C'est assez que le travail de l'ouvrier mineur soit rémunéré par une rétribution souvent insuffisante ; c'est assez qu'il expose le prolétaire aux plus terribles hasards et aux plus douloureuses catastrophes ; c'est assez qu'il soit l'enjeu des spéculations d'une oligarchie terrienne et qu'il ait échafaudé quelques-unes des plus grandes fortunes de France ; c'est assez que, dans toutes les occasions, l'aristocratie capitaliste, représentée par l'administration des Compagnies, ait eu avec elle toutes les forces gouvernementales, la police, la magistrature, la gendarmerie, l'armée, voire le parlement ; il est temps que, les ouvriers, auxquels le plus rude labeur impayé ne fournit plus les moyens de vivre, soient secondés dans leurs légitimes revendications contre les patrons qui leur laissent; la ressource de la mendicité et du vagabondage en échange de l'enrichissement qu'ils ont acquis à leurs dépens.

La Tribune

Durement réprimées, les grèves des années 1880 se soldent par de cuisants échecs pour les ouvriers-mineurs. Des centaines d'entre eux sont congédiés. Ce n'est qu'au début du XX° siècle, que le mouvement syndical obtiendra ses premières victoires contre les houillères du bassin cévenol.
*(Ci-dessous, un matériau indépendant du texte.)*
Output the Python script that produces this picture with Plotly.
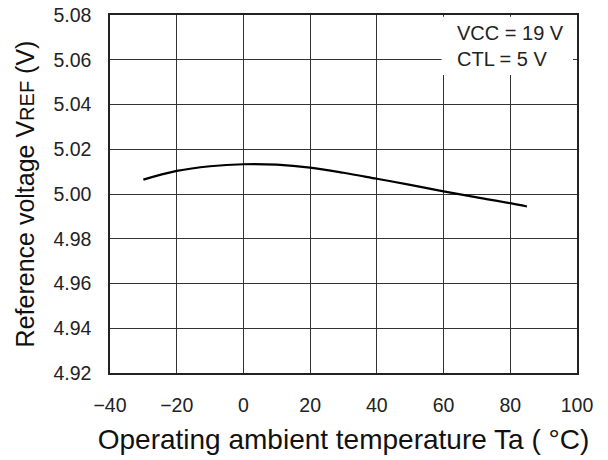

Quant à la répression des grèves par la force armée, elle se poursuivra au XX° siècle et même après la nationalisation des houillères. On peut en trouver un émouvant (bien que très ironique) récit dans le roman de Marcel ALLEMANN, Les Prouesses extraordinaires du Grand Zapata (Gallimard. 1954) qui décrit la vie des mineurs dans une cité minière « rebaptisée » Mas-Coco-la-Borgne.